The Art of Darkness

Cooking with Absinthe

April 29th, 2009 by Cobwebs

Absinthe PosterThe ban on absinthe was recently lifted here in the U.S., so many folks drawn to its romantic and checkered reputation have been sampling it. If you get tired of sipping it neat, there are loads of mixed-drink recipes that use it (see here, here, here, here, here, and here). And if you get tired of drinking it, you can cook with it.

Absinthe has a flavor profile similar to Pernod, so you can substitute one for the other in recipes; seafood, in particular, pairs well with either. Try Salmon with Pernod or Scampi Rockefeller, serve mussels (or snails!) in Escargot Butter, or soak just about any shellfish in Marseilles Marinade.

You can make absinthe-tinged dinner rolls, panettone, or these great absinthe cupcakes (with “green fairy” icing). An absinthe jelly (similar to a wine jelly) or an absinthe and pear sorbet are also possibilities.

If those all sound like too much work, there’s also the easy and pretty much entirely foolproof bread pudding:

2 eggs
2 Tbsp butter, melted and cooled
1 Tbsp vanilla
2 1/2 C whole milk
2 C sugar
3 1/2 to 5 C egg bread (such as challah or brioche), cut into 1-inch cubes

Preheat oven to 325 F. Generously butter a 9″ baking dish. Pack bread cubes into dish (pack firmly, but don’t squish them), trying to keep the top layer mostly crust-side up. Whisk together eggs, butter, vanilla, and milk. Add sugar and stir until dissolved. Pour over the bread cubes, making sure all of them get some moisture. Bake for 55 to 70 minutes, or until crust is golden brown all over the top.
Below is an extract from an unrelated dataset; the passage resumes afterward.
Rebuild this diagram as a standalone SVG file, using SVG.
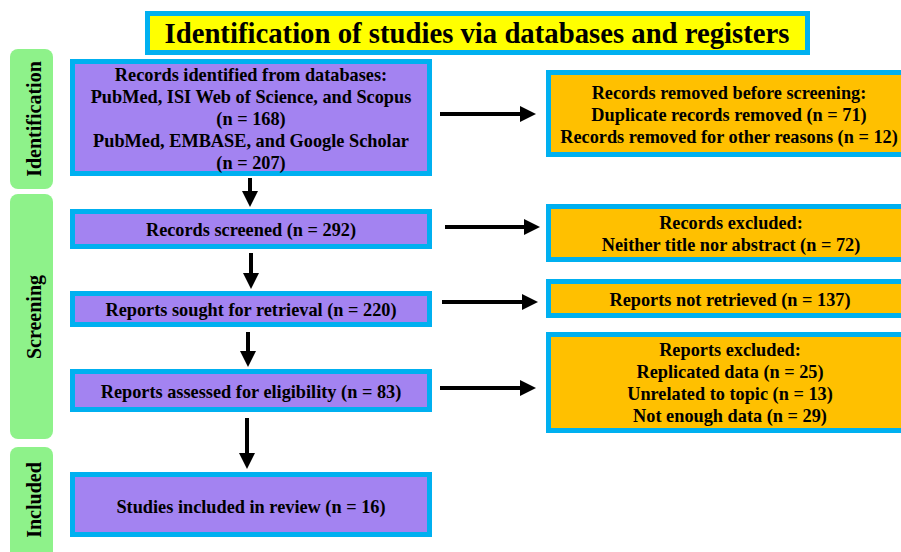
<svg xmlns="http://www.w3.org/2000/svg" width="901" height="552" viewBox="0 0 901 552">
<style>
text{font-family:"Liberation Serif","Times New Roman",serif;font-weight:bold;fill:#000;text-anchor:middle}
.t{font-size:18.3px}
.side{font-size:20px}
.pb{fill:#A383F1;stroke:#00B0F0;stroke-width:5}
.ob{fill:#FFC000;stroke:#00B0F0;stroke-width:5}
.gb{fill:#8EF28A}
.ar{stroke:#000;stroke-width:4;fill:none;marker-end:url(#ah)}
</style>
<defs>
<marker id="ah" markerUnits="userSpaceOnUse" markerWidth="16" markerHeight="16" refX="0" refY="8" orient="auto" overflow="visible">
<path d="M0,0 L16,8 L0,16 z" fill="#000"/>
</marker>
</defs>
<rect width="901" height="552" fill="#fff"/>
<g id="title">
<rect x="147.5" y="13.5" width="660" height="39" fill="#FFFF00" stroke="#00B0F0" stroke-width="5"/>
<text x="477" y="43" font-family="Liberation Serif, serif" font-size="30" textLength="625" lengthAdjust="spacingAndGlyphs">Identification of studies via databases and registers</text>
</g>
<g id="phase-identification">
<rect class="gb" x="10" y="49" width="43" height="140" rx="8"/>
<text class="side" transform="translate(41,119) rotate(-90)">Identification</text>
</g>
<g id="phase-screening">
<rect class="gb" x="10" y="194" width="43" height="245" rx="8"/>
<text class="side" transform="translate(41,317) rotate(-90)">Screening</text>
</g>
<g id="phase-included">
<rect class="gb" x="10" y="447" width="43" height="115" rx="8"/>
<text class="side" transform="translate(41,500) rotate(-90)">Included</text>
</g>
<g id="identified">
<rect class="pb" x="72.5" y="61.5" width="357" height="112"/>
<text class="t" x="251" y="81">Records identified from databases:</text>
<text class="t" x="251" y="103">PubMed, ISI Web of Science, and Scopus</text>
<text class="t" x="251" y="125">(n = 168)</text>
<text class="t" x="251" y="147">PubMed, EMBASE, and Google Scholar</text>
<text class="t" x="251" y="169">(n = 207)</text>
</g>
<g id="screened">
<rect class="pb" x="72.5" y="211.5" width="357" height="35"/>
<text class="t" x="251" y="236">Records screened (n = 292)</text>
</g>
<g id="sought">
<rect class="pb" x="72.5" y="293.5" width="357" height="31"/>
<text class="t" x="251" y="316">Reports sought for retrieval (n = 220)</text>
</g>
<g id="assessed">
<rect class="pb" x="72.5" y="371.5" width="357" height="38"/>
<text class="t" x="251" y="398">Reports assessed for eligibility (n = 83)</text>
</g>
<g id="included">
<rect class="pb" x="72.5" y="474.5" width="357" height="60"/>
<text class="t" x="251" y="513">Studies included in review (n = 16)</text>
</g>
<g id="removed">
<rect class="ob" x="548.5" y="72.5" width="361" height="82"/>
<text class="t" x="729" y="99">Records removed before screening:</text>
<text class="t" x="729" y="121">Duplicate records removed (n = 71)</text>
<text class="t" x="729" y="143">Records removed for other reasons (n = 12)</text>
</g>
<g id="excluded-records">
<rect class="ob" x="548.5" y="206.5" width="361" height="53"/>
<text class="t" x="731" y="229">Records excluded:</text>
<text class="t" x="731" y="251">Neither title nor abstract (n = 72)</text>
</g>
<g id="not-retrieved">
<rect class="ob" x="548.5" y="281.5" width="361" height="34"/>
<text class="t" x="730" y="306">Reports not retrieved (n = 137)</text>
</g>
<g id="excluded-reports">
<rect class="ob" x="548.5" y="334.5" width="361" height="96"/>
<text class="t" x="730" y="356">Reports excluded:</text>
<text class="t" x="730" y="378">Replicated data (n = 25)</text>
<text class="t" x="730" y="400">Unrelated to topic (n = 13)</text>
<text class="t" x="730" y="422">Not enough data (n = 29)</text>
</g>
<g id="connectors">
<line class="ar" x1="250" y1="178" x2="250" y2="191"/>
<line class="ar" x1="251" y1="253" x2="251" y2="273"/>
<line class="ar" x1="248" y1="332" x2="248" y2="351"/>
<line class="ar" x1="247" y1="418" x2="247" y2="453"/>
<line class="ar" x1="440" y1="114" x2="520" y2="114"/>
<line class="ar" x1="445" y1="227" x2="524" y2="227"/>
<line class="ar" x1="442" y1="302" x2="522" y2="302"/>
<line class="ar" x1="440" y1="388" x2="520" y2="388"/>
</g>
</svg>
While the bread pudding is baking, make the Absinthe Sauce:
1/2 C sugar
1/2 C (1 stick) butter
1/2 C cream
1/4 C absinthe

Combine all ingredients in a saucepan. Stir constantly over low heat until mixture reaches a simmer. Pour some over the top of each serving of pudding.

Get creative! A dinner party which featured absinthe-tinged dishes in each course might be an interesting entertaining option (although you’d want to make sure not to overwhelm your guests with a single monolithic flavor), and adding a splash or two to any complementary-flavored dish will perk it up a bit.

And if you’re tired of sitting in a gloomy corner, staring moodily into a glass of absinthe, you can stare moodily into a bowl of bread pudding instead. Either way, you win.